Written by: Michael Den Boer on March 12th, 2015
Theatrical Release Date: UK, 1965
Director: John Schlesinger
Writer: Frederic Raphael
Cast: Julie Christie, Laurence Harvey, Dirk Bogarde, José Luis de Vilallonga, Roland Curram, Basil Henson, Helen Lindsay
BluRay released: March 30th, 2015
Approximate running time: 122 minutes
Aspect Ratio: 1.66:1 Widescreen / 1080 Progressive / MPEG-4 AVC
Rating: 15 (UK)
Sound: DTS-HD Mono English
Subtitles: English SDH
BluRay Release: Studiocanal
Region Coding: Region B
Retail Price: £15.99 (UK)
Darling was directed by John Schlesinger whose other notable films include, Billy Liar, Far from the Madding Crowd and Midnight Cowboy. Key collaborators on Darling include screenwriter Frederic Raphael (Two for the Road, Eyes Wide Shut) and composer John Dankworth (The Servant, Modesty Blaise), he is most known for composing theme music for the 1960’s British T.V. series The Avengers. Darling was the second of three collaborations between John Schlesinger and Julie Christie. The first was Billy Liar and the third, Far from the Madding Crowd.
Throughout the film Diana tosses aside lovers like someone who always has to be seen with whatever is in fashion. And though she is very callous in the way she treats those that she has since replaced. When she gets bored with her new plaything, she often return’s to a former lover trying to rekindle what they once had. And not to be overlooked is how she chooses her lover to help further her career as model /actress and her social status.
In the mid-1960’s there were a handful of films which explored the swinging London like, Blowup, Bedazzled and Performance. The look and vibe of Darling is in line with what has since become synonymous with 1960’s swinging London. Perhaps the most striking aspect of Darling is its use of Black & White cinematography, when majority of films were being shot in color, especially those films that were capitalizing on what was going on in Swinging London.
All around there are so many great performances in this film and of course none shine brighter then Julie Christie (Doctor Zhivago, Don’t Look Now) in the role of Diana Scott. The weight of this film is on her shoulders and she effortlessly creates a tangible character that exudes sympathy despite the amorality of the character she is portraying. And it should not come as a surprise that she would win the academy award for Best Actress in a Leading Role for her portrayal of Diana Scott. Also though there are many standout moments in this film none epitomize the character of Diana Scott more than a scene where Miles one of her lover’s takes her to a party and forces her play the ‘truth ‘game. And the gist of this game is that when the light shines on you then you are supposed to give a self-portrait of how you see the person whose article of clothing that you are wearing. Not happy with the way she was portrayed Diana then seizes the moment when her turn arrives and she is given the task of tearing down Miles.

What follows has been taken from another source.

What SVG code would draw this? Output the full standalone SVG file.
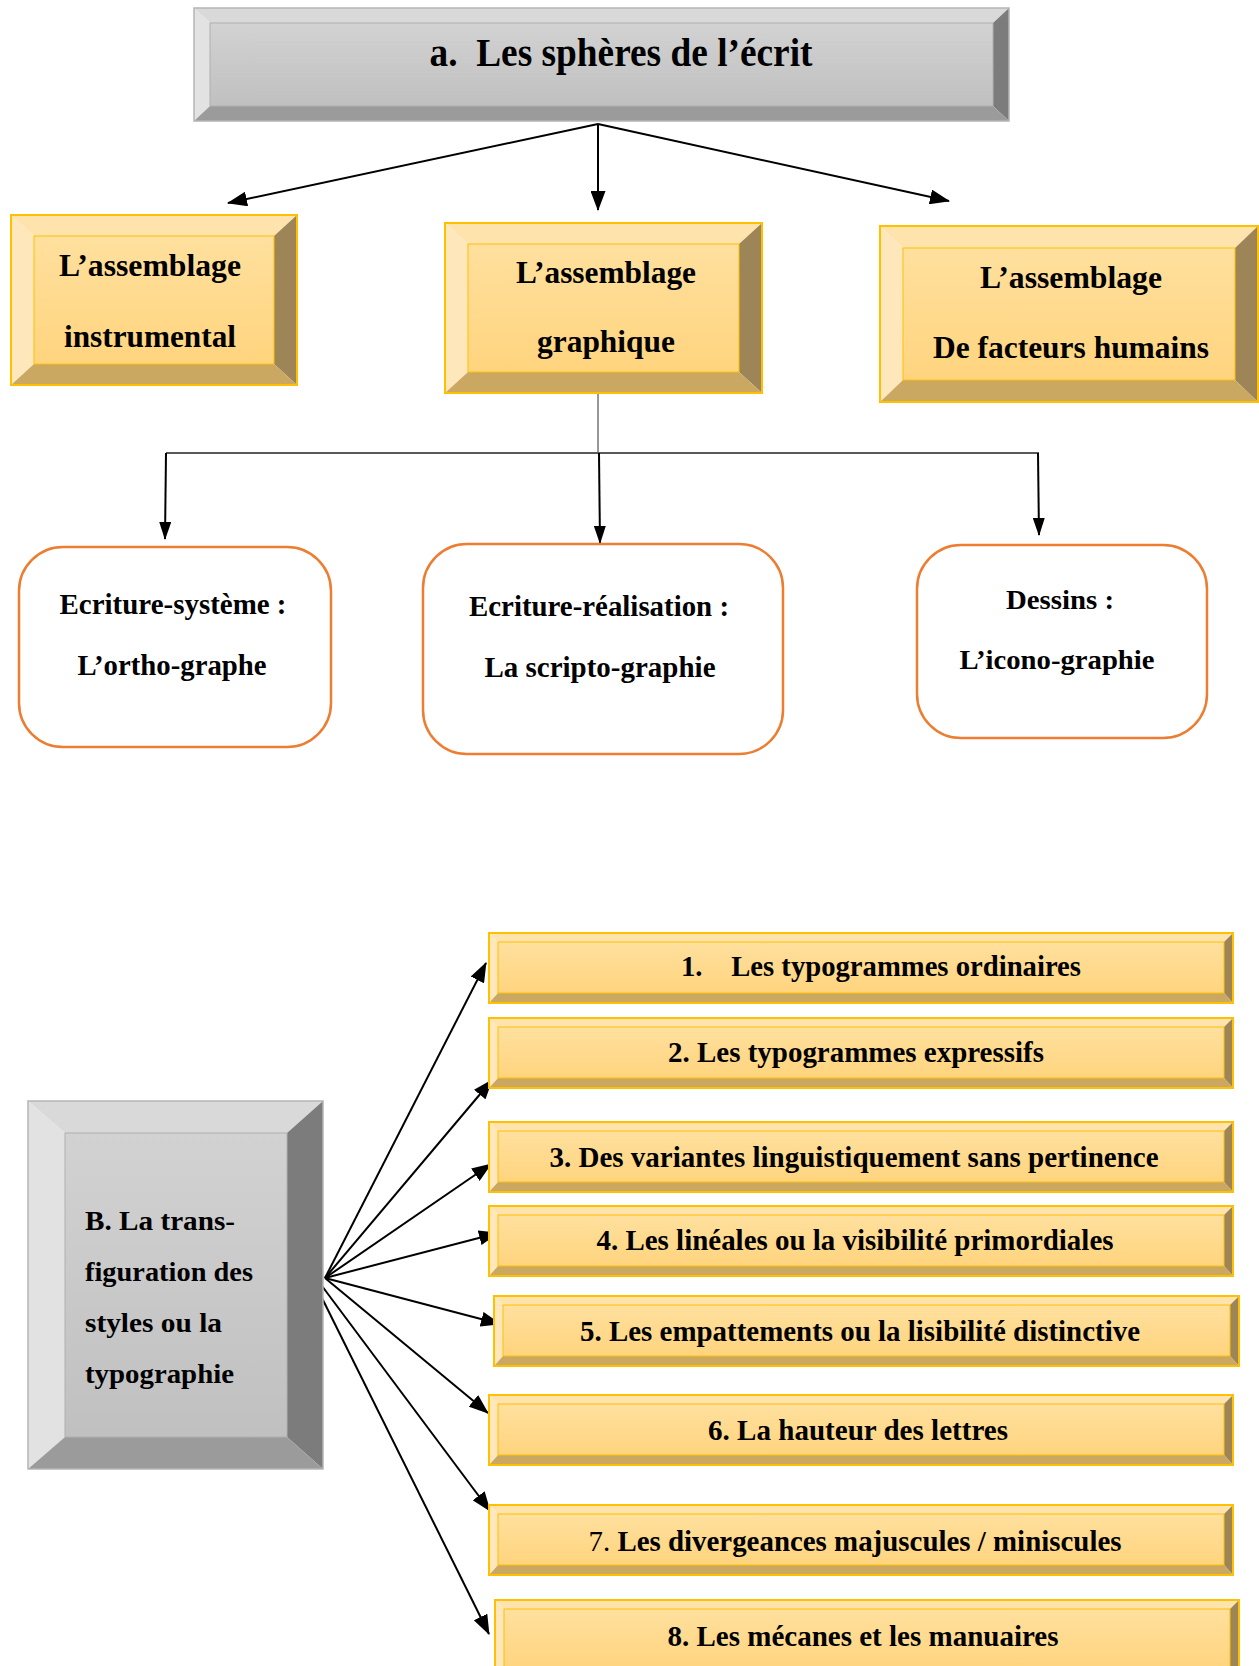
<svg xmlns="http://www.w3.org/2000/svg" width="1259" height="1666" viewBox="0 0 1259 1666">
<style>
text{font-family:"Liberation Serif","Times New Roman",serif;font-weight:bold;fill:#000}
.t{text-anchor:middle}
.gface{fill:url(#gGold);stroke:#FFC000;stroke-width:1}
.gtop{fill:#FFE3AC}
.gleft{fill:#FFE7BC}
.gright{fill:#9E8557}
.gbot{fill:#CBA861}
.gout{fill:none;stroke:#FFC000;stroke-width:2}
.sface{fill:url(#gGray);stroke:#B0B0B0;stroke-width:1}
.stop{fill:#D9D9D9}
.sleft{fill:#E2E2E2}
.sright{fill:#7C7C7C}
.sbot{fill:#9B9B9B}
.sout{fill:none;stroke:#B5B5B5;stroke-width:1.5}
.rb{fill:#fff;stroke:#ED7D31;stroke-width:2.5}
.ar{stroke:#000;stroke-width:2;fill:none;marker-end:url(#ah)}
.arv{stroke:#000;stroke-width:2;fill:none;marker-end:url(#ahv)}
</style>
<defs>
<linearGradient id="gGold" x1="0" y1="0" x2="0" y2="1"><stop offset="0" stop-color="#FFE09E"/><stop offset="1" stop-color="#FFD47E"/></linearGradient>
<linearGradient id="gGray" x1="0" y1="0" x2="0" y2="1"><stop offset="0" stop-color="#D2D2D2"/><stop offset="1" stop-color="#C0C0C0"/></linearGradient>
<marker id="ah" markerUnits="userSpaceOnUse" markerWidth="20" markerHeight="15" refX="19" refY="7.5" orient="auto"><path d="M0,0 L20,7.5 L0,15 Z" fill="#000"/></marker>
<marker id="ahv" markerUnits="userSpaceOnUse" markerWidth="18" markerHeight="12" refX="17" refY="6" orient="auto"><path d="M0,0 L18,6 L0,12 Z" fill="#000"/></marker>
</defs>

<g id="connectors">
<line class="ar" x1="598" y1="124" x2="228" y2="203"/>
<line class="ar" x1="598" y1="124" x2="598" y2="210"/>
<line class="ar" x1="598" y1="124" x2="949" y2="201"/>
<line x1="598" y1="393" x2="598" y2="453" stroke="#333" stroke-width="1"/>
<line x1="166" y1="453" x2="1039" y2="453" stroke="#595959" stroke-width="2"/>
<line class="arv" x1="166" y1="453" x2="165" y2="539"/>
<line class="arv" x1="599" y1="453" x2="600" y2="543"/>
<line class="arv" x1="1038" y1="453" x2="1039" y2="535"/>
<line class="ar" x1="325" y1="1278" x2="486" y2="963"/>
<line class="ar" x1="325" y1="1278" x2="492" y2="1080"/>
<line class="ar" x1="325" y1="1278" x2="491" y2="1164"/>
<line class="ar" x1="325" y1="1278" x2="498" y2="1233"/>
<line class="ar" x1="325" y1="1278" x2="500" y2="1324"/>
<line class="ar" x1="325" y1="1278" x2="488" y2="1413"/>
<line class="ar" x1="322" y1="1286" x2="490" y2="1511"/>
<line class="ar" x1="318" y1="1290" x2="489" y2="1634"/>
</g>

<g id="title">
<polygon class="stop" points="194,8 1009,8 993,23 210,23"/>
<polygon class="sleft" points="194,8 210,23 210,106 194,121"/>
<polygon class="sright" points="1009,8 1009,121 993,106 993,23"/>
<polygon class="sbot" points="194,121 210,106 993,106 1009,121"/>
<rect class="sface" x="210" y="23" width="783" height="83"/>
<rect class="sout" x="194" y="8" width="815" height="113"/>
<text class="t" x="621" y="66" font-size="40" textLength="383" lengthAdjust="spacingAndGlyphs">a.&#160; Les sphères de l’écrit</text>
</g>

<g id="box-instrumental">
<polygon class="gtop" points="11,215 297,215 274,236 34,236"/>
<polygon class="gleft" points="11,215 34,236 34,364 11,385"/>
<polygon class="gright" points="297,215 297,385 274,364 274,236"/>
<polygon class="gbot" points="11,385 34,364 274,364 297,385"/>
<rect class="gface" x="34" y="236" width="240" height="128"/>
<rect class="gout" x="11" y="215" width="286" height="170"/>
<text class="t" x="150" y="276" font-size="31" textLength="182" lengthAdjust="spacingAndGlyphs">L’assemblage</text>
<text class="t" x="150" y="347" font-size="31" textLength="172" lengthAdjust="spacingAndGlyphs">instrumental</text>
</g>

<g id="box-graphique">
<polygon class="gtop" points="445,223 762,223 739,244 468,244"/>
<polygon class="gleft" points="445,223 468,244 468,372 445,393"/>
<polygon class="gright" points="762,223 762,393 739,372 739,244"/>
<polygon class="gbot" points="445,393 468,372 739,372 762,393"/>
<rect class="gface" x="468" y="244" width="271" height="128"/>
<rect class="gout" x="445" y="223" width="317" height="170"/>
<text class="t" x="606" y="283" font-size="31" textLength="180" lengthAdjust="spacingAndGlyphs">L’assemblage</text>
<text class="t" x="606" y="352" font-size="31" textLength="138" lengthAdjust="spacingAndGlyphs">graphique</text>
</g>

<g id="box-humains">
<polygon class="gtop" points="880,226 1258,226 1235,248 903,248"/>
<polygon class="gleft" points="880,226 903,248 903,380 880,402"/>
<polygon class="gright" points="1258,226 1258,402 1235,380 1235,248"/>
<polygon class="gbot" points="880,402 903,380 1235,380 1258,402"/>
<rect class="gface" x="903" y="248" width="332" height="132"/>
<rect class="gout" x="880" y="226" width="378" height="176"/>
<text class="t" x="1071" y="288" font-size="31" textLength="182" lengthAdjust="spacingAndGlyphs">L’assemblage</text>
<text class="t" x="1071" y="358" font-size="31" textLength="276" lengthAdjust="spacingAndGlyphs">De facteurs humains</text>
</g>

<g id="box-orthographe">
<rect class="rb" x="19" y="547" width="312" height="200" rx="44" ry="44"/>
<text class="t" x="173" y="614" font-size="29" textLength="227" lengthAdjust="spacingAndGlyphs">Ecriture-système :</text>
<text class="t" x="172" y="675" font-size="29" textLength="189" lengthAdjust="spacingAndGlyphs">L’ortho-graphe</text>
</g>

<g id="box-scriptographie">
<rect class="rb" x="423" y="544" width="360" height="210" rx="44" ry="44"/>
<text class="t" x="599" y="616" font-size="29" textLength="260" lengthAdjust="spacingAndGlyphs">Ecriture-réalisation :</text>
<text class="t" x="600" y="677" font-size="29" textLength="231" lengthAdjust="spacingAndGlyphs">La scripto-graphie</text>
</g>

<g id="box-iconographie">
<rect class="rb" x="917" y="545" width="290" height="193" rx="44" ry="44"/>
<text class="t" x="1060" y="609" font-size="28" textLength="108" lengthAdjust="spacingAndGlyphs">Dessins :</text>
<text class="t" x="1057" y="669" font-size="28" textLength="195" lengthAdjust="spacingAndGlyphs">L’icono-graphie</text>
</g>

<g id="box-typographie">
<polygon class="stop" points="28,1101 323,1101 287,1133 65,1133"/>
<polygon class="sleft" points="28,1101 65,1133 65,1437 28,1469"/>
<polygon class="sright" points="323,1101 323,1469 287,1437 287,1133"/>
<polygon class="sbot" points="28,1469 65,1437 287,1437 323,1469"/>
<rect class="sface" x="65" y="1133" width="222" height="304"/>
<rect class="sout" x="28" y="1101" width="295" height="368"/>
<text x="85" y="1230" font-size="28" textLength="150" lengthAdjust="spacingAndGlyphs">B. La trans-</text>
<text x="85" y="1281" font-size="28" textLength="168" lengthAdjust="spacingAndGlyphs">figuration des</text>
<text x="85" y="1332" font-size="28" textLength="137" lengthAdjust="spacingAndGlyphs">styles ou la</text>
<text x="85" y="1383" font-size="28" textLength="149" lengthAdjust="spacingAndGlyphs">typographie</text>
</g>

<g id="item-1">
<polygon class="gtop" points="489,933 1233,933 1224,942 498,942"/>
<polygon class="gleft" points="489,933 498,942 498,993 489,1003"/>
<polygon class="gright" points="1233,933 1233,1003 1224,993 1224,942"/>
<polygon class="gbot" points="489,1003 498,993 1224,993 1233,1003"/>
<rect class="gface" x="498" y="942" width="726" height="51"/>
<rect class="gout" x="489" y="933" width="744" height="70"/>
<text class="t" x="881" y="976" font-size="30" textLength="400" lengthAdjust="spacingAndGlyphs">1.&#160;&#160;&#160; Les typogrammes ordinaires</text>
</g>

<g id="item-2">
<polygon class="gtop" points="489,1018 1233,1018 1224,1027 498,1027"/>
<polygon class="gleft" points="489,1018 498,1027 498,1078 489,1088"/>
<polygon class="gright" points="1233,1018 1233,1088 1224,1078 1224,1027"/>
<polygon class="gbot" points="489,1088 498,1078 1224,1078 1233,1088"/>
<rect class="gface" x="498" y="1027" width="726" height="51"/>
<rect class="gout" x="489" y="1018" width="744" height="70"/>
<text class="t" x="856" y="1062" font-size="30" textLength="376" lengthAdjust="spacingAndGlyphs">2. Les typogrammes expressifs</text>
</g>

<g id="item-3">
<polygon class="gtop" points="489,1122 1233,1122 1224,1131 498,1131"/>
<polygon class="gleft" points="489,1122 498,1131 498,1182 489,1192"/>
<polygon class="gright" points="1233,1122 1233,1192 1224,1182 1224,1131"/>
<polygon class="gbot" points="489,1192 498,1182 1224,1182 1233,1192"/>
<rect class="gface" x="498" y="1131" width="726" height="51"/>
<rect class="gout" x="489" y="1122" width="744" height="70"/>
<text class="t" x="854" y="1167" font-size="30" textLength="609" lengthAdjust="spacingAndGlyphs">3. Des variantes linguistiquement sans pertinence</text>
</g>

<g id="item-4">
<polygon class="gtop" points="489,1206 1233,1206 1224,1215 498,1215"/>
<polygon class="gleft" points="489,1206 498,1215 498,1266 489,1276"/>
<polygon class="gright" points="1233,1206 1233,1276 1224,1266 1224,1215"/>
<polygon class="gbot" points="489,1276 498,1266 1224,1266 1233,1276"/>
<rect class="gface" x="498" y="1215" width="726" height="51"/>
<rect class="gout" x="489" y="1206" width="744" height="70"/>
<text class="t" x="855" y="1250" font-size="30" textLength="517" lengthAdjust="spacingAndGlyphs">4. Les linéales ou la visibilité primordiales</text>
</g>

<g id="item-5">
<polygon class="gtop" points="494,1296 1239,1296 1230,1305 503,1305"/>
<polygon class="gleft" points="494,1296 503,1305 503,1356 494,1366"/>
<polygon class="gright" points="1239,1296 1239,1366 1230,1356 1230,1305"/>
<polygon class="gbot" points="494,1366 503,1356 1230,1356 1239,1366"/>
<rect class="gface" x="503" y="1305" width="727" height="51"/>
<rect class="gout" x="494" y="1296" width="745" height="70"/>
<text class="t" x="860" y="1341" font-size="30" textLength="560" lengthAdjust="spacingAndGlyphs">5. Les empattements ou la lisibilité distinctive</text>
</g>

<g id="item-6">
<polygon class="gtop" points="489,1395 1233,1395 1224,1404 498,1404"/>
<polygon class="gleft" points="489,1395 498,1404 498,1455 489,1465"/>
<polygon class="gright" points="1233,1395 1233,1465 1224,1455 1224,1404"/>
<polygon class="gbot" points="489,1465 498,1455 1224,1455 1233,1465"/>
<rect class="gface" x="498" y="1404" width="726" height="51"/>
<rect class="gout" x="489" y="1395" width="744" height="70"/>
<text class="t" x="858" y="1440" font-size="30" textLength="300" lengthAdjust="spacingAndGlyphs">6. La hauteur des lettres</text>
</g>

<g id="item-7">
<polygon class="gtop" points="489,1505 1233,1505 1224,1514 498,1514"/>
<polygon class="gleft" points="489,1505 498,1514 498,1565 489,1575"/>
<polygon class="gright" points="1233,1505 1233,1575 1224,1565 1224,1514"/>
<polygon class="gbot" points="489,1575 498,1565 1224,1565 1233,1575"/>
<rect class="gface" x="498" y="1514" width="726" height="51"/>
<rect class="gout" x="489" y="1505" width="744" height="70"/>
<text class="t" x="855" y="1551" font-size="30" textLength="533" lengthAdjust="spacingAndGlyphs"><tspan font-weight="normal">7.</tspan> Les divergeances majuscules / miniscules</text>
</g>

<g id="item-8">
<polygon class="gtop" points="495,1600 1239,1600 1230,1609 504,1609"/>
<polygon class="gleft" points="495,1600 504,1609 504,1670 495,1680"/>
<polygon class="gright" points="1239,1600 1239,1680 1230,1670 1230,1609"/>
<rect class="gface" x="504" y="1609" width="726" height="61"/>
<rect class="gout" x="495" y="1600" width="744" height="80"/>
<text class="t" x="863" y="1646" font-size="30" textLength="391" lengthAdjust="spacingAndGlyphs">8. Les mécanes et les manuaires</text>
</g>
</svg>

Other standout performances include Dirk Bogarde (The Damned) in the role of Robert Gold, a TV journalist and Laurence Harvey (The Manchurian Candidate) in the role of Miles Brand, an advertising executive. These two characters are opposite sides of a coin, Robert is more a homebody, while Miles is someone who always has to be part of a large gathering and he also likes to flaunt expensive things.
Everything about Darling, Begins and ends with its protagonist Diana Scott. She is an amoral character who is utterly irresistible and even when she does something despicable, it is impossible not to be overwhelmed by her charisma.
Darling comes on a 50 GB dual layer (38.2 GB) BluRay. The film is presented in a 1080 progressive widescreen. Grain looks natural, shadow detail and contrast levels look consistently strong throughout. Also there are no issues with DNR or compression.
This release comes with one audio option, a DTS-HD mono mix in English and removable English SDH subtitles have also been included. There are no issues with distortion and background hiss is very minimal. Dialog always comes through clearly and everything sound balanced. Range wise things sound as good as one would expect from a dialog driven film. Also the more ambient aspects of the soundtrack are well represented and the film’s score sounds appropriately robust.
Extras are limited to a trailer for the film (2 minutes 50 seconds – 1080 progressive widescreen). Overall Darling gets a solid audio / video presentation from Studiocanal.
Note: This film is also being released by Studiocanal on DVD.